Personal information
- Born: 2 October 2008
- Occupation: Judoka
- Height: 158 cm (5 ft 2 in)

Sport
- Country: Kiribati
- Sport: Judo
- Weight class: ‍–‍52 kg, ‍–‍57 kg

Achievements and titles
- Olympic Games: R32 (2024)

Profile at external databases
- IJF: 79808
- JudoInside.com: 165750

= Nera Tiebwa =

I-Kiribati judoka (born 2008)

Nera Tiebwa (born 2 October 2008) is an i-Kiribati judoka. She competed in the 2023 Pacific Games and at the 2024 Summer Olympics.

== Biography ==
Tiebwa was born 2 October 2008 in Kiribati. She is a judoka and competes in the lightweight class.

Tiebwa competed in the 2023 Pacific Games in the Solomon Islands, coming in 5th place. She beat Soloman Islander June Koidi in the quarter-final and Australian Anneliese Fielder in the semi-final, before losing to Vanuatuan Prisicillia Montouel in the bronze medal fight. She has also competed at the 2024 Tahiti Oceanian Open and the 2024 Dushanbe Grand Slam.

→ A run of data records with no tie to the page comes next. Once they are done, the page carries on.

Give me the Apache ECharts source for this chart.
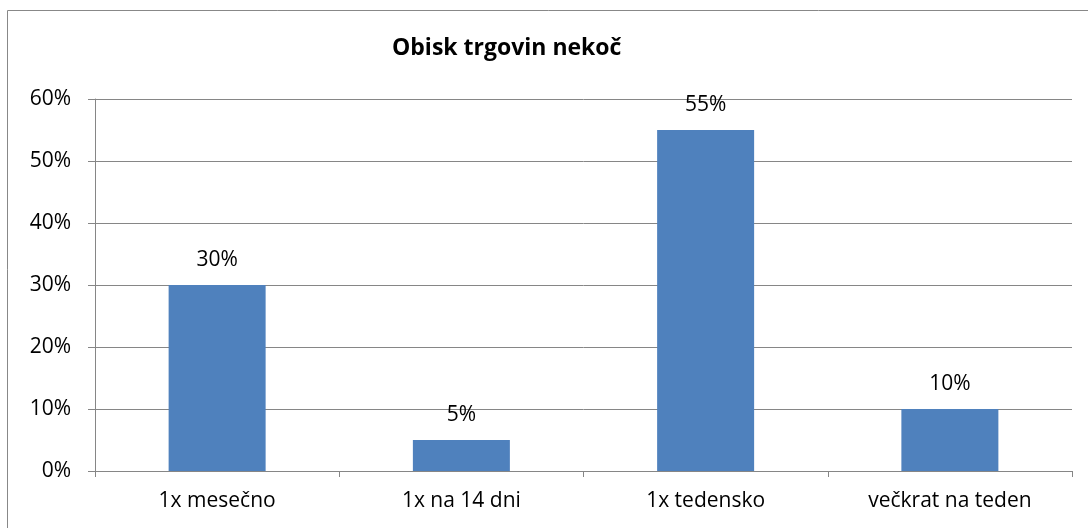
<!DOCTYPE html>
<html>
<head>
<meta charset="utf-8">
<script src="https://cdn.jsdelivr.net/npm/echarts@6/dist/echarts.min.js"></script>
<style>
  html, body { margin: 0; padding: 0; background: #fff; }
  #chart { width: 1088px; height: 528px; }
</style>
</head>
<body>
<div id="chart"></div>
<script>
const categories = ['1x mesečno', '1x na 14 dni', '1x tedensko', 'večkrat na teden']
const values = [30, 5, 55, 10]
const yTicks = [0, 10, 20, 30, 40, 50, 60]

const chart = echarts.init(document.getElementById('chart'))
const font = 'Open Sans'

const option = {
  animation: false,
  title: {
    text: 'Obisk trgovin nekoč',
    left: 387,
    top: 32,
    textStyle: { fontFamily: font, fontSize: 23, fontWeight: 'bold', color: '#000' }
  },
  graphic: [{
    type: 'rect',
    shape: { x: 7.5, y: 10.5, width: 1100, height: 600 },
    style: { fill: 'none', stroke: '#888', lineWidth: 1 },
    silent: true
  }],
  grid: { left: 95, right: 16, top: 99, bottom: 57 },
  xAxis: {
    type: 'category',
    data: categories,
    axisLine: { lineStyle: { color: '#868686' } },
    axisTick: { show: true, length: 6, lineStyle: { color: '#868686' } },
    axisLabel: { fontFamily: font, fontSize: 21, color: '#000', margin: 20 }
  },
  yAxis: {
    type: 'value',
    min: yTicks[0],
    max: yTicks[yTicks.length - 1],
    interval: 10,
    axisLine: { show: true, lineStyle: { color: '#868686' } },
    axisTick: { show: true, length: 7, lineStyle: { color: '#868686' } },
    splitLine: { lineStyle: { color: '#868686' } },
    axisLabel: { fontFamily: font, fontSize: 21, color: '#000', margin: 24, formatter: '{value}%' }
  },
  series: [{
    type: 'bar',
    data: values,
    barWidth: 97,
    itemStyle: { color: '#4F81BD' },
    label: {
      show: true,
      position: 'top',
      distance: 14,
      formatter: '{c}%',
      fontFamily: font,
      fontSize: 21,
      color: '#000'
    }
  }]
}

chart.setOption(option)
</script>
</body>
</html>
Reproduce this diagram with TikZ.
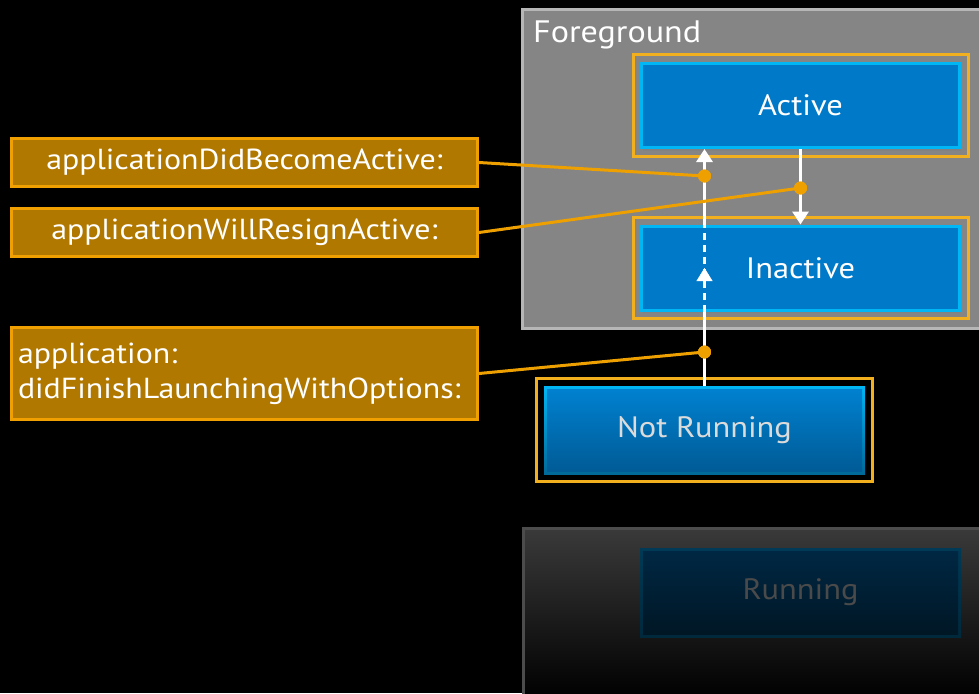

Aged 15, Tiebwa competed for the first time at the 2024 Summer Olympics, where she was one of three athletes representing Kiribati and the youngest judo fighter in all weight classes. She was also the Kiribati flagbearer alongside weightlifter Kaimauri Erati at the Opening Ceremony of the Games. She competed in judo in the class up to 57 kg at the Champ-de-Mars Arena. Her fight against Ukrainian Daria Bilodid lasted for five seconds, with Bilodid winning with an ippon, and was widely reported internationally.

Tiebwa competed at the 2024 Dushanbe Grand Slam in Tajikistan and the 2024 Oceanian Open in Tahiti, French Polynesia.

During July 2025, Tiebwa is scheduled to compete at the 2025 Pacific Mini Games in Palau.